• Task prompt
In the following material, identify every line holding the string "this" and return it.

• Available data
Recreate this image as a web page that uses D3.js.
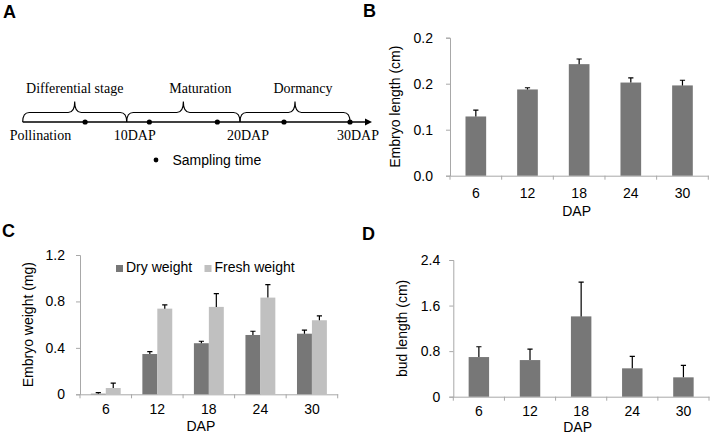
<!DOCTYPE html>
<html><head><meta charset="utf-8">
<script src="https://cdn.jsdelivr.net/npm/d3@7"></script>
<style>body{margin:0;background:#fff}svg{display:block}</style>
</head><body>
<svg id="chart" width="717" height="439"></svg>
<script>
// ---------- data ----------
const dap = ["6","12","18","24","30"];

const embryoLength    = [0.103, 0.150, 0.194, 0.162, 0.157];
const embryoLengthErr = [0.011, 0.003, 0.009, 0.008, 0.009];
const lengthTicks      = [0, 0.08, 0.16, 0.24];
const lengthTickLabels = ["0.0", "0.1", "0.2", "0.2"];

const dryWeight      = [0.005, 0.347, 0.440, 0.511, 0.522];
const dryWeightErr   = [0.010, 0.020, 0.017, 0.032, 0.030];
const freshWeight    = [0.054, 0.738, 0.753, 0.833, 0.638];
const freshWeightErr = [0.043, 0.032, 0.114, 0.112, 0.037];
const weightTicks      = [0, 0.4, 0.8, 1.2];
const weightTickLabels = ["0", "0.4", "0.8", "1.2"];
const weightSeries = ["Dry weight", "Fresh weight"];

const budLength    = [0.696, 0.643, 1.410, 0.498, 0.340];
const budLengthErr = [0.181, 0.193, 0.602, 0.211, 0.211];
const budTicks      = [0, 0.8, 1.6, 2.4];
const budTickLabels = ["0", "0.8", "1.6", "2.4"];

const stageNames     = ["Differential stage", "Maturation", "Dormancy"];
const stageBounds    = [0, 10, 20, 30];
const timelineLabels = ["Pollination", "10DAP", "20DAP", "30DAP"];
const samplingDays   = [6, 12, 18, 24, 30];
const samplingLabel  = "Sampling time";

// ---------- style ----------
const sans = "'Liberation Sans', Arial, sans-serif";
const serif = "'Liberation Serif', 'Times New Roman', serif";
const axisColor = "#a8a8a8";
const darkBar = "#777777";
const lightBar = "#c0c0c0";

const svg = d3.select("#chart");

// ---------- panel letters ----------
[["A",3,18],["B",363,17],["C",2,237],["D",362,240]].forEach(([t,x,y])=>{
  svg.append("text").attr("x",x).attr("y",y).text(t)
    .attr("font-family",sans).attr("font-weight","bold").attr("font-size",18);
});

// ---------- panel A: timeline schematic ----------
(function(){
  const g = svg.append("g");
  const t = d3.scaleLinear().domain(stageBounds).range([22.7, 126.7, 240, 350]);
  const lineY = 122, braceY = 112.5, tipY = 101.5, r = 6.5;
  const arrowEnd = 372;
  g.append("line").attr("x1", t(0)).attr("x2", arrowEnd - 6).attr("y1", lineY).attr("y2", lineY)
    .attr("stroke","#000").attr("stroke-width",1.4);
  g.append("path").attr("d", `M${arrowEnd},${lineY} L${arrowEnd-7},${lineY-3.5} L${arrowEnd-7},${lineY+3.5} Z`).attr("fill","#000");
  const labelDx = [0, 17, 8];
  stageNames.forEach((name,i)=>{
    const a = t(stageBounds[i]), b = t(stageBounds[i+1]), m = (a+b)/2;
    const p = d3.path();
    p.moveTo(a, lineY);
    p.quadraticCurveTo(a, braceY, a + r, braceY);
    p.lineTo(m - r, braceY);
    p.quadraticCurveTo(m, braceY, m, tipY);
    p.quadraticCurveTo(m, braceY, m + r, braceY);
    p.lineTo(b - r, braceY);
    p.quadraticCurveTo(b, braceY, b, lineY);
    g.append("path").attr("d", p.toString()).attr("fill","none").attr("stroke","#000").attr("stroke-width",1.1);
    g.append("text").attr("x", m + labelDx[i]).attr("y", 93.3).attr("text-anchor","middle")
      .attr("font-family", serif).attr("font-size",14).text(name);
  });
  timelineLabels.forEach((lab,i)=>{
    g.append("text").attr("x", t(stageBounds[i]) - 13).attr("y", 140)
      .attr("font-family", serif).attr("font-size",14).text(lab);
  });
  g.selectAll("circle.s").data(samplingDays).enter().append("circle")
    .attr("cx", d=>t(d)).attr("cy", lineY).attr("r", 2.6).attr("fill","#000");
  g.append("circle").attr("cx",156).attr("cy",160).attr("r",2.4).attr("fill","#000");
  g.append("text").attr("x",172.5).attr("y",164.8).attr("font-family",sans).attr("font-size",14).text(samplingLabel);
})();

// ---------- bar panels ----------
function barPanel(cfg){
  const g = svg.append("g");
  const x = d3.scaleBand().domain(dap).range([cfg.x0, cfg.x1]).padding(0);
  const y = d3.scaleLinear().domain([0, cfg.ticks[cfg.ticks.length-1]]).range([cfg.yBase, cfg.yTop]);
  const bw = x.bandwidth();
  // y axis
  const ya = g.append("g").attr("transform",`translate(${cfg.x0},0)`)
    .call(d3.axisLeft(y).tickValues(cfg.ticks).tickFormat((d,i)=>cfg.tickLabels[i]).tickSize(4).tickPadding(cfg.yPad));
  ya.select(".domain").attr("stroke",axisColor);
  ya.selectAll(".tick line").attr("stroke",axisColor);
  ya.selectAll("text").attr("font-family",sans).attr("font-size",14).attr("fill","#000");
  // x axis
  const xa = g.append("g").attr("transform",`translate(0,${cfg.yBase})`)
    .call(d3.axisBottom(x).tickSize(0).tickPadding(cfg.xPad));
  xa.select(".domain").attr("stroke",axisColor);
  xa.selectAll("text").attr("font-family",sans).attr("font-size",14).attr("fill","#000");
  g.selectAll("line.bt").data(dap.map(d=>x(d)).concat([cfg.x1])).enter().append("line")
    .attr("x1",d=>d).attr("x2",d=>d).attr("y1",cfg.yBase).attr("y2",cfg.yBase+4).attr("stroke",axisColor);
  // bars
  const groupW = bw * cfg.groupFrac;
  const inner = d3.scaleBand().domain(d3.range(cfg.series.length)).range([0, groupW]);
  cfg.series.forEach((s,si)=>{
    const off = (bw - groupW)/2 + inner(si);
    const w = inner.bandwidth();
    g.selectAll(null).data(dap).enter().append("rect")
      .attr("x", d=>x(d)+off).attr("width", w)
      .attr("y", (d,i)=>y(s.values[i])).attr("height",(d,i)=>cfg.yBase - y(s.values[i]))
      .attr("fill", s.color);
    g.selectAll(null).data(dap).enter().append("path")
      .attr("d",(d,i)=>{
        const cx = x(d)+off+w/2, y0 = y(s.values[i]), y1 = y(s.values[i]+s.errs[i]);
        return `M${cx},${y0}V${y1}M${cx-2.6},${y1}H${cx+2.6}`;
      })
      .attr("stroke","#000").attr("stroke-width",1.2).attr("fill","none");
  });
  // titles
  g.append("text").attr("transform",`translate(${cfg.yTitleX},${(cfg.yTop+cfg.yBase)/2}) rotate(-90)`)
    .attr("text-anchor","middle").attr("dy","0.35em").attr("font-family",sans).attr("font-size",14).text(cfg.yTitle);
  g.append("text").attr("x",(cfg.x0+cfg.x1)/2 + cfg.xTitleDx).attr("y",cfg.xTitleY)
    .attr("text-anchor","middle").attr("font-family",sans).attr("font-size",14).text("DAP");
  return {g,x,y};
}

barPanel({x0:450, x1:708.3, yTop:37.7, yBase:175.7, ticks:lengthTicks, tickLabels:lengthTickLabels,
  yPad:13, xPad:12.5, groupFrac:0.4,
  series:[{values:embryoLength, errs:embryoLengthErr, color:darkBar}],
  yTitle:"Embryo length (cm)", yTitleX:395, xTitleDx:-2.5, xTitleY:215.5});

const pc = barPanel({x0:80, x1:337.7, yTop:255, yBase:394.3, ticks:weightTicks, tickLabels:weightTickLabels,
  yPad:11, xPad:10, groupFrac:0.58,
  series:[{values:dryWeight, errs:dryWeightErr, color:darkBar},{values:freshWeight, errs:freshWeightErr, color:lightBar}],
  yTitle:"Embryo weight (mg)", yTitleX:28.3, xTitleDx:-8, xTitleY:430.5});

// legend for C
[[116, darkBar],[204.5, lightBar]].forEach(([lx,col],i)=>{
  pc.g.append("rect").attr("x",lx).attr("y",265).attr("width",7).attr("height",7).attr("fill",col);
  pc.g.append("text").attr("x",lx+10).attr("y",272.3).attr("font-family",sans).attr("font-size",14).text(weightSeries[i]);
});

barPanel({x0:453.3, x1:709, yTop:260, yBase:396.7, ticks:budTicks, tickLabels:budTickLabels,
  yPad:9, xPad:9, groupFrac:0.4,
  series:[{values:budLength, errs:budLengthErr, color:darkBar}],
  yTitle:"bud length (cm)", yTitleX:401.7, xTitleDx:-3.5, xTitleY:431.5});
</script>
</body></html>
==
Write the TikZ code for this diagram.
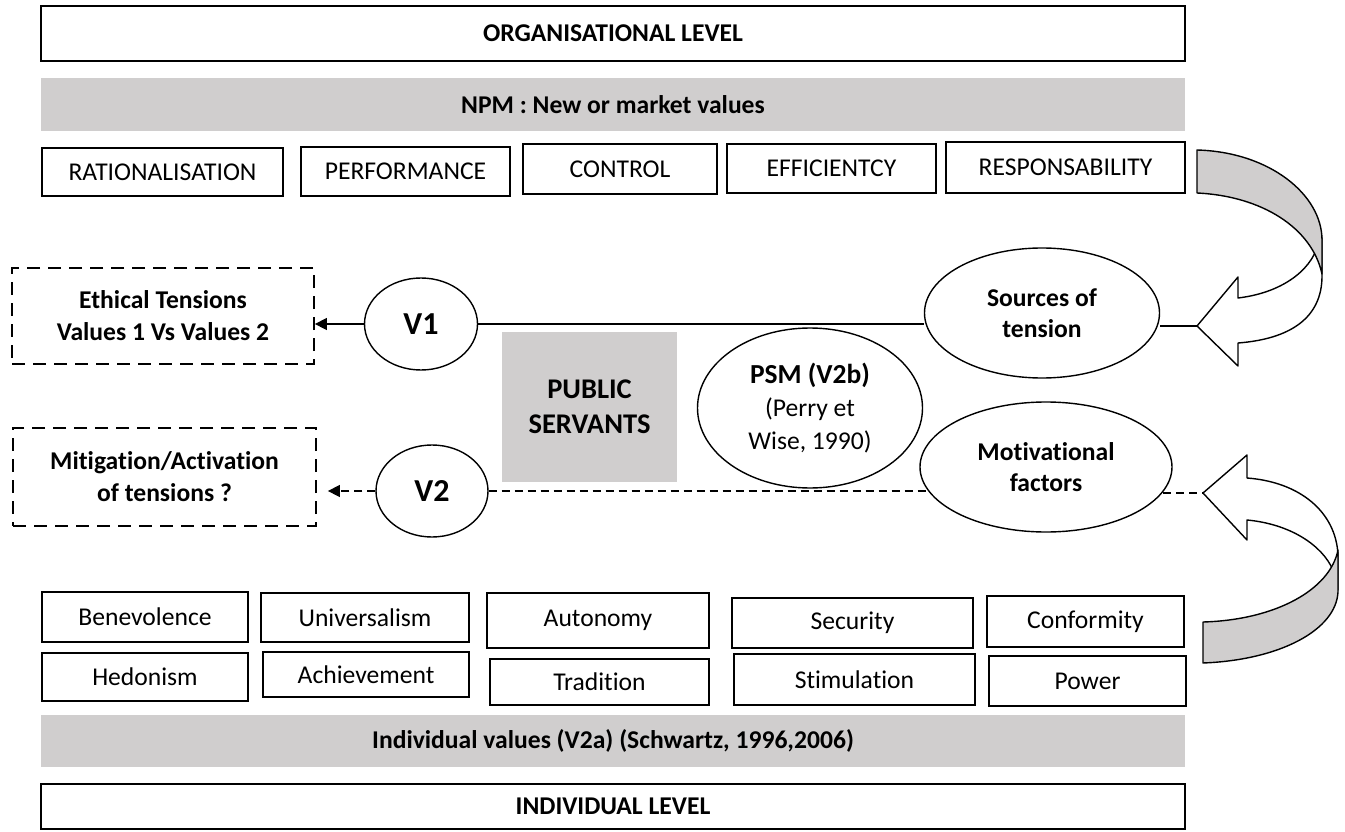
...
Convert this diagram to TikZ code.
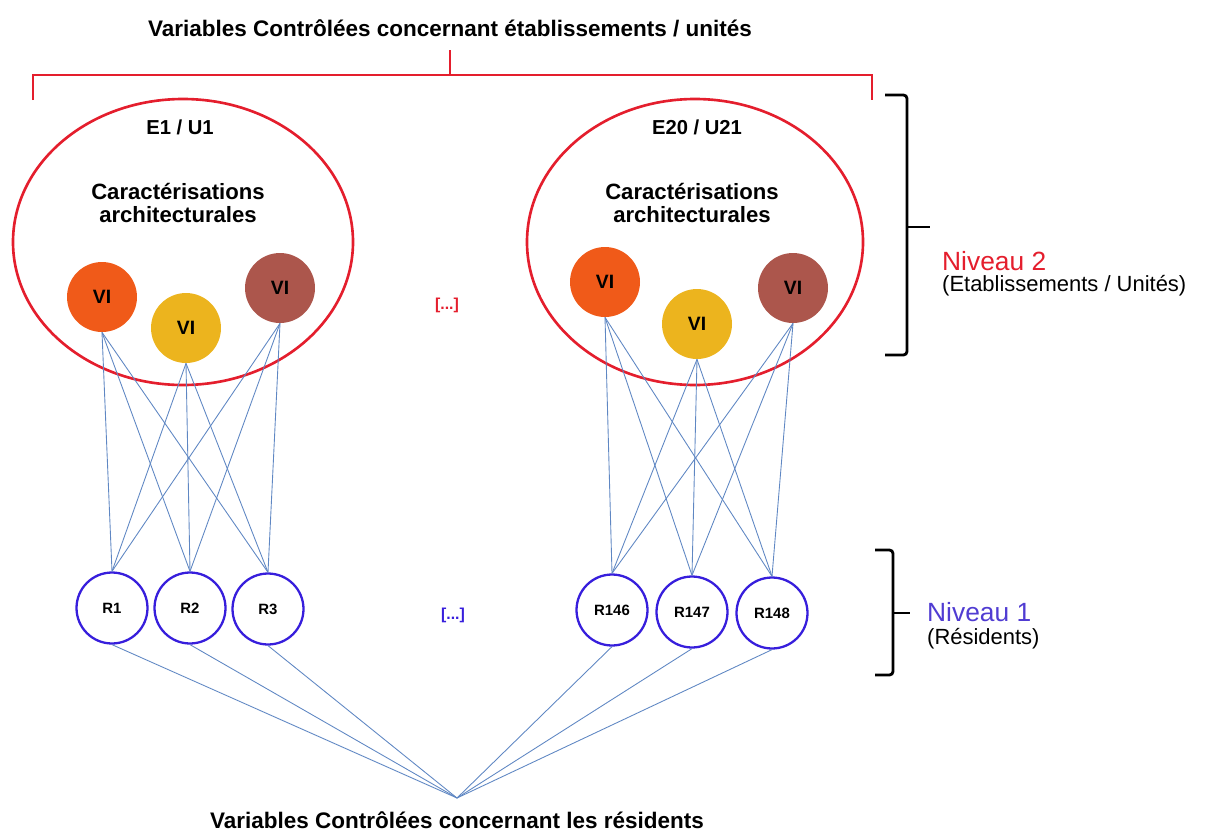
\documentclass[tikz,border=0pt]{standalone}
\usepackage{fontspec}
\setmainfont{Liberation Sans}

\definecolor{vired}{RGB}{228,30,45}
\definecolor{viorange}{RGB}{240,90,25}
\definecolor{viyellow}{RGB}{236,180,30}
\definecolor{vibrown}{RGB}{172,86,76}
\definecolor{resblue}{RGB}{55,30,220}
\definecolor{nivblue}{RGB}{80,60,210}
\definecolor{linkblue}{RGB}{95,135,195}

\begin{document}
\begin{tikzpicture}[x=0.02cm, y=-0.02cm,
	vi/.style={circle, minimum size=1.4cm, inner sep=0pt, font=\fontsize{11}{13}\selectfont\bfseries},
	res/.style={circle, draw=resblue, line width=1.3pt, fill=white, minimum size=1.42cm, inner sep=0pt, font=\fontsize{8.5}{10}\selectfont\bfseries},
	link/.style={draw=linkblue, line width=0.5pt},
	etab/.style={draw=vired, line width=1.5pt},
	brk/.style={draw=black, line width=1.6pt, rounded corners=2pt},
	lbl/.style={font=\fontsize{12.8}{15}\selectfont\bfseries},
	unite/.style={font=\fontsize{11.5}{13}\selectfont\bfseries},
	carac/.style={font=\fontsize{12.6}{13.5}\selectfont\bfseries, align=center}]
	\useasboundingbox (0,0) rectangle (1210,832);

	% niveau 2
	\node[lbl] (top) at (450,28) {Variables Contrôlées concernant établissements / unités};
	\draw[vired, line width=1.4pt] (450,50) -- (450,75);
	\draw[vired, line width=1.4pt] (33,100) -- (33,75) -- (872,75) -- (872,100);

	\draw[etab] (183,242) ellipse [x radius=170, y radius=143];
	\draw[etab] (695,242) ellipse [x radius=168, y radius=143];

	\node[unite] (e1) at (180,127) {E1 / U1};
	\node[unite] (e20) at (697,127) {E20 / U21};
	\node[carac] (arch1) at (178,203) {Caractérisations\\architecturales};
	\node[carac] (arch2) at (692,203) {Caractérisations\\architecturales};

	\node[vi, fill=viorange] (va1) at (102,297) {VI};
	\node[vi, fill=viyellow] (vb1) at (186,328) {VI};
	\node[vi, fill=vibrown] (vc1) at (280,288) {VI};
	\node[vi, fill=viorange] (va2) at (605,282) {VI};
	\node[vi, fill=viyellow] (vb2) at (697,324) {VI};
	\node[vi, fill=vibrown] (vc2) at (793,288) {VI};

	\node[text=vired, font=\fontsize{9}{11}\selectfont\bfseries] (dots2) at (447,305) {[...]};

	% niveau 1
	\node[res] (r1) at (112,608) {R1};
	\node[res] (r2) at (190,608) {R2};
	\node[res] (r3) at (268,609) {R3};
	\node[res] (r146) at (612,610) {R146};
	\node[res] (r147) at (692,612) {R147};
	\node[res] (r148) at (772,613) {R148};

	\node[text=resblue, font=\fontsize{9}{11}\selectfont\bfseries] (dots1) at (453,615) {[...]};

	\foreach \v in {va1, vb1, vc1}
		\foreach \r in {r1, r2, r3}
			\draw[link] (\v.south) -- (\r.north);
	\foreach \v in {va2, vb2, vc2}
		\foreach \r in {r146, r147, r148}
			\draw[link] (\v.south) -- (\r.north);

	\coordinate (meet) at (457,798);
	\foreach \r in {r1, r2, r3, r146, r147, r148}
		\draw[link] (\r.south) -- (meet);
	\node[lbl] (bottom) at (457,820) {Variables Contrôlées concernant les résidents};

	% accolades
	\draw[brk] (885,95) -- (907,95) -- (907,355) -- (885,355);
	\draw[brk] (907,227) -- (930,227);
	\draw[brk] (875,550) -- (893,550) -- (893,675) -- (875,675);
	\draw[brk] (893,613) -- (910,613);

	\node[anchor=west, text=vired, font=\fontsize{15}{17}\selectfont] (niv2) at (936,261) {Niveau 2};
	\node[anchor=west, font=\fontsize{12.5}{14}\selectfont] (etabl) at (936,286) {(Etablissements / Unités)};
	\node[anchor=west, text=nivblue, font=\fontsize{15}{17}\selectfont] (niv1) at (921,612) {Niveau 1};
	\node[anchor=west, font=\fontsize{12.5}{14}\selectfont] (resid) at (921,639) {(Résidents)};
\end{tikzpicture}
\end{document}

• Exercise answer
Recreate this image as a web page that uses D3.js.
Write the TikZ code for this diagram.
Convert this diagram to TikZ code.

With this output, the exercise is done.